Do ścisłego centrum Warszawy jest zaledwie siedem kilometrów, to unikat na skalę Europy, a trzeba podkreślić, że stołeczny port jest dużym i międzynarodowym lotniskiem. Oczywiście nie jest to port, taki jak w Doha czy Singapurze, ale działa w przyzwoitym standardzie, choć poza momentami szczytowymi, kiedy te standardy coraz bardziej giną.
W przypadku lądowania w Radomiu trzeba poświęcić ponad godzinę, aby dostać się do stolicy. W porównaniu z odległością na Okęcie to dużo.
Nie leci się do Radomia, leci się do Warszawy. Nie twierdzę, że Radom stanie się centrum turystyki międzynarodowej. Dla mnie Radom jest miastem aglomeracji warszawskiej. Z punktu widzenia prezesa Air Serbii, trzeba wziąć pod uwagę, że jest to przewoźnik hubowy, a port w Sadkowie przeznaczony jest dla ruchu point-to-point.

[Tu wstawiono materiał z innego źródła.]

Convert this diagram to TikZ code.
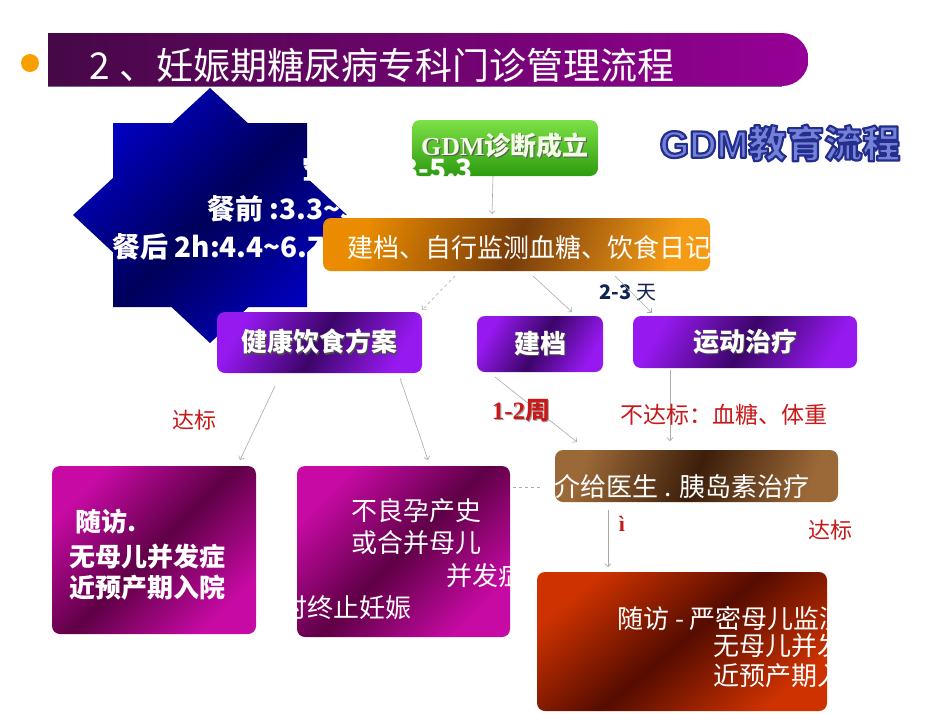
\documentclass[tikz,border=0pt]{standalone}
\usepackage{fontspec}
\setmainfont{Noto Sans CJK SC}
\newfontfamily\serifbf{Liberation Serif}
\newfontfamily\sansbf{Liberation Sans}
\usetikzlibrary{arrows.meta}

\definecolor{titleL}{RGB}{70,8,70}
\definecolor{titleR}{RGB}{150,0,150}
\definecolor{titleline}{RGB}{120,100,150}
\definecolor{bulletorange}{RGB}{247,160,0}
\definecolor{starlight}{RGB}{0,0,195}
\definecolor{stardark}{RGB}{0,0,90}
\definecolor{gdmtop}{RGB}{125,225,70}
\definecolor{gdmbottom}{RGB}{45,155,15}
\definecolor{gdmwhite}{RGB}{240,255,225}
\definecolor{gdmfill}{RGB}{115,130,215}
\definecolor{orangeA}{RGB}{235,140,0}
\definecolor{orangedark}{RGB}{120,60,10}
\definecolor{orangeB}{RGB}{245,155,20}
\definecolor{purpleA}{RGB}{150,25,240}
\definecolor{purpledark}{RGB}{60,5,105}
\definecolor{magentaA}{RGB}{200,10,165}
\definecolor{magentadark}{RGB}{95,0,70}
\definecolor{brownA}{RGB}{155,105,55}
\definecolor{browndark}{RGB}{60,30,10}
\definecolor{redA}{RGB}{205,50,0}
\definecolor{reddark}{RGB}{85,12,0}
\definecolor{labelred}{RGB}{200,25,25}
\definecolor{navytext}{RGB}{15,35,85}
\definecolor{linegray}{RGB}{170,170,170}

\newcommand{\boxradius}{8pt}
\newcommand{\shadowtext}[2]{\makebox[0pt][l]{\raisebox{-1.2pt}{\kern1.2pt\color{#1}#2}}#2}
% outlined letters: fill and stroke
\newcommand{\outlinetext}[1]{\special{pdf:literal 2 Tr 2.2 w 1 j 0.14 0.18 0.55 RG}#1\special{pdf:literal 0 Tr}}

\begin{document}
\begin{tikzpicture}[x=1pt,y=-1pt]
\tikzstyle{box}=[rounded corners=\boxradius,inner sep=0pt,outer sep=0pt]
\tikzstyle{conn}=[draw=linegray,line width=0.6pt,-{Straight Barb[length=3pt,width=6pt]}]
\tikzstyle{boxtext}=[anchor=base west,text=white,inner sep=0pt,font=\fontsize{26}{30}\selectfont]
\tikzstyle{startext}=[boxtext,font=\fontsize{28}{32}\selectfont\bfseries]
\tikzstyle{redlabel}=[text=labelred,inner sep=0pt,font=\fontsize{22}{26}\selectfont]
\tikzstyle{purplebox}=[box,left color=purpleA,right color=purpleA,middle color=purpledark,shading angle=60,text=white,font=\fontsize{26}{30}\selectfont\bfseries]
\tikzstyle{magentabox}=[box,left color=magentaA,right color=magentaA,middle color=magentadark,shading angle=45]

\useasboundingbox (0,0) rectangle (950,713);
\fill[white] (0,0) rectangle (950,713);

% title bar
\fill[bulletorange] (30,63) circle [radius=9];
\shade[left color=titleL,right color=titleR] (48,33) -- (782,33) arc [start angle=-90,end angle=90,radius=26.5] -- (48,86) -- cycle;
\draw[titleline,line width=1pt] (48,86) -- (782,86);
\node (title) [anchor=base west,text=white,inner sep=0pt,font=\fontsize{37}{40}\selectfont] at (89,79) {2\hspace{10pt}、妊娠期糖尿病专科门诊管理流程};

% star
\shade[left color=starlight,right color=starlight,middle color=stardark,shading angle=45]
  (113,123) rectangle (307,307) (210,88) -- (73,215) -- (210,343) -- (347,215) -- cycle;

\node (gdm) [box,top color=gdmtop,bottom color=gdmbottom,minimum width=186pt,minimum height=56pt] at (505,148) {};
\node (gdmtext) [text=gdmwhite,inner sep=0pt,font=\fontsize{26}{30}\selectfont\bfseries] at (505,146) {\shadowtext{black!65}{{\serifbf GDM}诊断成立}};

\node (fasting) [startext] at (302,179) {空腹 :3.3-5.3};
\node (premeal) [startext] at (207,219) {餐前 :3.3\textasciitilde 5.3};
\node (postmeal) [startext] at (112,257) {餐后 2h:4.4\textasciitilde 6.7};

\node (edu) [text=gdmfill,inner sep=0pt,font=\fontsize{38}{40}\selectfont\bfseries] at (780,143) {\outlinetext{{\sansbf GDM}教育流程}};

% record box
\node (record) [box,left color=orangeA,right color=orangeB,middle color=orangedark,shading angle=70,minimum width=387pt,minimum height=53pt] at (516.5,244.5) {};
\node (recordtext) [boxtext] at (347,257) {建档、自行监测血糖、饮食日记};

\node (diet) [purplebox,minimum width=205pt,minimum height=61pt] at (319.5,342.5) {\shadowtext{black!70}{健康饮食方案}};
\node (file) [purplebox,minimum width=126pt,minimum height=56pt] at (540,344) {\shadowtext{black!70}{建档}};
\node (exercise) [purplebox,minimum width=224pt,minimum height=52pt] at (745,342) {\shadowtext{black!70}{运动治疗}};

\node (days) [text=navytext,inner sep=0pt,font=\fontsize{20}{24}\selectfont] at (628,293) {\textbf{2-3} 天};

\draw[conn] ([xshift=-12pt]gdm.south) -- ([xshift=-24.5pt,yshift=4pt]record.north);
\draw[conn,dashed] ([xshift=-61.5pt,yshift=-5pt]record.south) -- ([xshift=102.5pt,yshift=2pt]diet.north);
\draw[conn] ([xshift=16.5pt,yshift=-5pt]record.south) -- ([xshift=32pt,yshift=4pt]file.north);
\draw[conn] ([xshift=98.5pt,yshift=-5pt]record.south) -- ([xshift=-93pt,yshift=3pt]exercise.north);

% lower boxes
\node (follow1) [magentabox,minimum width=204pt,minimum height=168pt] at (154,550) {};
\node (follow1a) [boxtext,font=\fontsize{26}{30}\selectfont\bfseries] at (75,531) {随访.};
\node (follow1b) [boxtext,font=\fontsize{26}{30}\selectfont\bfseries] at (69,566) {无母儿并发症};
\node (follow1c) [boxtext,font=\fontsize{26}{30}\selectfont\bfseries] at (69,597) {近预产期入院};

\node (terminate) [magentabox,minimum width=213pt,minimum height=171pt] at (403.5,551.5) {};
\node (terminatea) [boxtext] at (351,520) {不良孕产史};
\node (terminateb) [boxtext] at (351,552) {或合并母儿};
\node (terminatec) [boxtext] at (446,585) {并发症};
\node (terminated) [boxtext] at (255,617) {及时终止妊娠};

\draw[conn] ([xshift=-44.5pt,yshift=-13pt]diet.south) -- ([xshift=86pt,yshift=6pt]follow1.north);
\draw[conn] ([xshift=80.5pt,yshift=-5pt]diet.south) -- ([xshift=24.5pt,yshift=6pt]terminate.north);

\node (insulin) [box,left color=brownA,right color=brownA,middle color=browndark,shading angle=70,minimum width=283pt,minimum height=52pt] at (696.5,476) {};
\draw[conn,dashed,-] ([yshift=64.5pt,xshift=3pt]terminate.east) -- ([yshift=-11pt,xshift=-13pt]insulin.west);
\node (insulintext) [boxtext] at (528,496) {转介给医生 . 胰岛素治疗};

\draw[conn] ([xshift=-45pt,yshift=-5pt]file.south) -- ([xshift=-119.5pt,yshift=8pt]insulin.north);
\draw[conn] ([xshift=-75pt,yshift=-2pt]exercise.south) -- ([xshift=-26.5pt,yshift=9pt]insulin.north);

\node (follow2) [box,left color=redA,right color=redA,middle color=reddark,shading angle=40,minimum width=290pt,minimum height=139pt] at (682,641.5) {};
\node (follow2a) [boxtext] at (617,628) {随访 - 严密母儿监测};
\node (follow2b) [boxtext] at (713,655) {无母儿并发症};
\node (follow2c) [boxtext] at (713,685) {近预产期入院};

\draw[conn] ([xshift=-88.5pt,yshift=-8pt]insulin.south) -- ([xshift=-74pt,yshift=5pt]follow2.north);

% labels
\node (reach1) [redlabel] at (194,420) {达标};
\node (weeks) [redlabel,font=\fontsize{25}{28}\selectfont\bfseries] at (521,411) {\shadowtext{black!35}{{\serifbf 1-2}周}};
\node (miss) [redlabel,font=\fontsize{23}{26}\selectfont] at (724,415) {不达标：血糖、体重};
\node (reach2) [redlabel] at (830,530) {达标};
\node (mark) [redlabel,font=\fontsize{22}{26}\selectfont\bfseries] at (622,524) {{\serifbf ì}};

\end{tikzpicture}
\end{document}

Czy aglomeracja warszawska potrzebuje trzech lotnisk?
Tak. Port w Modlinie jest wypełniony po brzegi, dawno przekroczył swoją przepustowość. Lotniska Chopina dociera do granic swoich możliwości. Pozostaje Radom. Z rozmów z władzami portu w Sadkowie wynika, że maksymalna przepustowość to milion pasażerów rocznie. W ciągu kilku miesięcy osiągnięto siedem proc. z tej kwoty. Nie jest to zły wynik, jeśli popatrzy się na inne lotniska regionalne, które w ostatnich latach osiągają maksymalnie 20 proc. swoich możliwości.
Porty regionalne powinny być w dalszym ciągu dotowane przez samorządy?
Tak. Lotnisko jest elementem infrastruktury transportowej, takim samym jak PKS. Samorządy powinny pracować nad kosztami, aby nie obniżać kosztów, wszystkimi sposobami zwiększać aktywność i dochody lotniska i tym samym maksymalnie ograniczać wysokość dotacji. Port lotniczym to element konkurencyjności regionalnej. Jestem zwolennikiem wiem, że bardzo odważnej tezy: lotnisko w każdym powiecie, pod warunkiem, że nie budujemy wszędzie Heathrow, tylko skromną i tanią infrastrukturę.
Jeśli porty regionalne mają być dotowane, to połączenie lotnicze do tych lotnisk także?
Nie, to jest zupełnie inna rzecz. W pewnym sensie rozumiem, że trzeba trochę [pieniędzy, od red.] dosypać, aby efekt kuli śniegowej uruchomić. W momencie uruchomienia połączenia, ruchu lotniczy na danej trasie sam się przecież nie generuje, ale wzrasta bardzo powoli. Skala dotacji lotnisk jest jednak minimalna w stosunku do benefitów, jakie są osiągane. Jedyny zarzut jaki mogę mieć to przeskalowane ambicje portów regionalnych. Ruch lotniczy można budować w sposób skromny i tani.